| Although much of the focus during this past session was on the tax climate, taxpayers should remember that it is not only the tax structure of the state that affects the economy of the state but also the overall application of government to the state’s daily life.
What’s the application of government? It is how government regulates, controls and influences the decisions of individuals and businesses both within the state and those who are “outside” looking in, considering whether or not Hawaii might be a good place to invest. Indeed a good part of Hawaii’s current economic troubles is due to the perception of how good or bad it is to do business in the state.
One of the critical deciding factors for any investor is whether or not the investment will be profitable. A number of considerations go into making that evaluation, from the cost of the location, distance to markets, availability of materials, ease of transportation, labor force skill and availability, and certainly taxes. But taxes can take shape in a number of forms. There are the taxes that most of us recognize as a payment of money for having conducted business or earned income in the state.
But taxes can also take the form of government regulations with which a business must comply in order to open its doors in the state. Unfortunately, Hawaii has some of the most arcane regulations governing businesses and individuals. Many know of the land use laws which imposed a tight stranglehold on the use of land for years. In fact, the state’s land use laws are often cited as a major reason for the high cost of housing in Hawaii for the three decades following statehood.
All of these regulations cost something, be it time in man-hours or money. All of these add to the “cost” of an investment. The greater the cost, the less likely an adequate return on the investment. Thus, investors are sensitive to the regulatory climate because they view regulations as increased “costs.” Many of these regulations have been adopted over the years in order to protect the public at large against unscrupulous businesses. However, it seems that these regulations have gone much farther than what one would consider reasonable. Many of these regulations were adopted because some constituent ran into a problem. In fact, it used to be a well-worn joke that one senator used to introduce such regulatory legislation just because he had run into a problem with a business.
While some will argue that stringent regulation is necessary to protect the public, one has to question just how much regulation is necessary before that regulation becomes a millstone around a business. For example, many who must comply with environmental regulations cite the fact that the state’s regulations in this area are far more stringent than their federal counterparts. Given that situation, is it any wonder that a business that may have to comply with such regulations would look for a location other than Hawaii?
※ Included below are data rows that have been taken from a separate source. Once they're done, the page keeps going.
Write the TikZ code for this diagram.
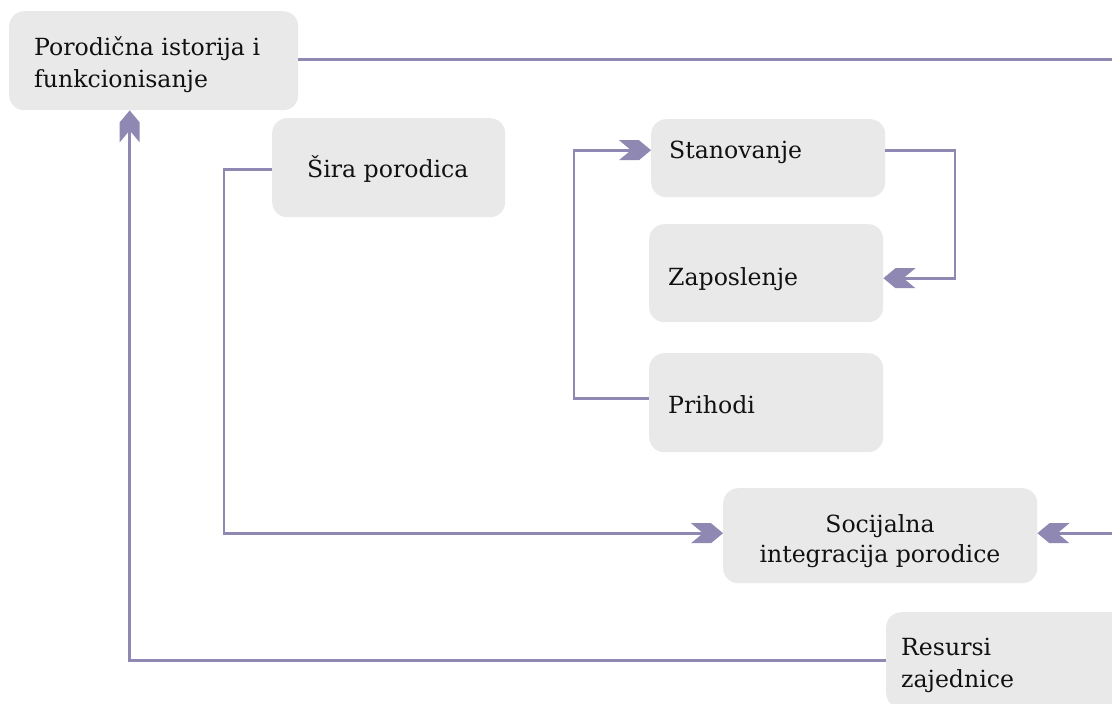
\documentclass[tikz,border=0pt]{standalone}
\usepackage{fontspec}
\setmainfont{DejaVu Serif}
\definecolor{linec}{HTML}{8F88B3}
\definecolor{boxc}{HTML}{E9E9E9}
\definecolor{ink}{HTML}{111111}

% notched chevron arrow head
\pgfdeclarearrow{
  name=Chev,
  setup code={
    \pgfarrowssettipend{0pt}
    \pgfarrowssetlineend{-18pt}
    \pgfarrowssetbackend{-32pt}
    \pgfarrowsupperhullpoint{0pt}{0pt}
    \pgfarrowsupperhullpoint{-12pt}{10pt}
    \pgfarrowsupperhullpoint{-32pt}{10pt}
  },
  drawing code={
    \pgfpathmoveto{\pgfpointorigin}
    \pgfpathlineto{\pgfpoint{-12pt}{10pt}}
    \pgfpathlineto{\pgfpoint{-32pt}{10pt}}
    \pgfpathlineto{\pgfpoint{-20pt}{0pt}}
    \pgfpathlineto{\pgfpoint{-32pt}{-10pt}}
    \pgfpathlineto{\pgfpoint{-12pt}{-10pt}}
    \pgfpathclose
    \pgfusepathqfill
  }
}

\begin{document}
\begin{tikzpicture}[x=1pt,y=-1pt,
  box/.style={fill=boxc, rounded corners=15pt, inner sep=0pt, anchor=north west},
  lbl/.style={inner sep=0pt, anchor=north west, align=left, text=ink,
              font=\fontsize{23.6}{32}\selectfont},
  conn/.style={color=linec, line width=2.8pt, -Chev}]
\useasboundingbox (0,0) rectangle (1112,704);
\clip (0,0) rectangle (1112,704);

% boxes
\node[box, minimum width=289pt, minimum height=99pt] (fam)  at (9,11)    {};
\node[box, minimum width=233pt, minimum height=99pt] (sira) at (272,118) {};
\node[box, minimum width=234pt, minimum height=78pt] (stan) at (651,119) {};
\node[box, minimum width=234pt, minimum height=98pt] (zap)  at (649,224) {};
\node[box, minimum width=234pt, minimum height=99pt] (prih) at (649,353) {};
\node[box, minimum width=314pt, minimum height=95pt] (soc)  at (723,488) {};
\node[box, minimum width=260pt, minimum height=96pt] (res)  at (886,612) {};

% labels
\node[lbl] (famT)  at (34,31)  {\rule{0pt}{24pt}Porodična istorija i\\funkcionisanje};
\node[lbl] (siraT) at (307,153) {\rule{0pt}{24pt}Šira porodica};
\node[lbl] (stanT) at (669,134) {\rule{0pt}{24pt}Stanovanje};
\node[lbl] (zapT)  at (668,261) {\rule{0pt}{24pt}Zaposlenje};
\node[lbl] (prihT) at (668,389) {\rule{0pt}{24pt}Prihodi};
\node[lbl, anchor=north, align=center, font=\fontsize{23.6}{30}\selectfont]
      (socT) at (880,508) {\rule{0pt}{24pt}Socijalna\\integracija porodice};
\node[lbl] (resT)  at (901,631) {\rule{0pt}{24pt}Resursi\\zajednice};

% bend points of the connectors
\coordinate (kRight) at (1130,300);
\coordinate (kSira)  at (224,400);
\coordinate (kPrih)  at (574,300);
\coordinate (kStan)  at (955,200);

% connectors
\draw[conn] ([yshift=1.5pt]fam.east) -| (kRight) |- ([yshift=2.5pt]soc.east);
\draw[conn] ([yshift=-1.5pt]sira.west) -| (kSira) |- ([yshift=2.5pt]soc.west);
\draw[conn] ([yshift=4.5pt]prih.west) -| (kPrih) |- ([yshift=8pt]stan.west);
\draw[conn] ([yshift=8pt]stan.east) -| (kStan) |- ([yshift=-5pt]zap.east);
\draw[conn] (res.west) -| ([xshift=-24pt]fam.south);
\end{tikzpicture}
\end{document}
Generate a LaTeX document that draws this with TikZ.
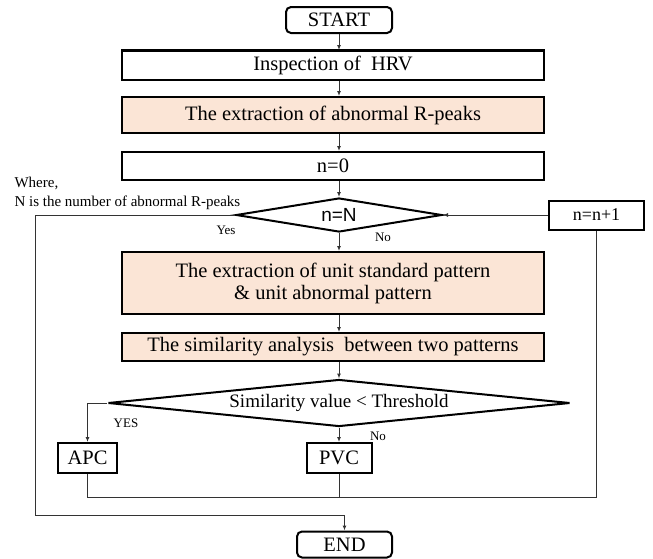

That is not to say that regulations don’t play an important role in safe guarding the consuming public and the environment. On the other hand, if it is those regulations which are deterring businesses from locating in Hawaii, then lawmakers need to take another look at them. There is a delicate balance between allowing individuals and businesses to do whatever they wish and tying the hands and emptying the pockets of an investor all in the name of protecting the unsuspecting consumer.
What we have learned is that many of those regulations are now stifling our economic future. While some may disagree, we must make a choice between a draconian regulatory climate and an economy that can survive and turn a profit for investors. To a large degree this regulatory climate is a product of the attitude that lawmakers have toward business. For much of the history of Hawaii since statehood, lawmakers have had a suspicion of business which in turn has led to the regulatory atmosphere that dominates the state’s business climate.
Thus, while the heavy tax burden we carry in Hawaii has an effect on potential investors, the regulatory environment is another important factor in the consideration of locating a business in Hawaii. So will this environment change? It will change only when elected officials recognize that there must be a balance within the regulatory environment and that business and government are partners in this dilemma.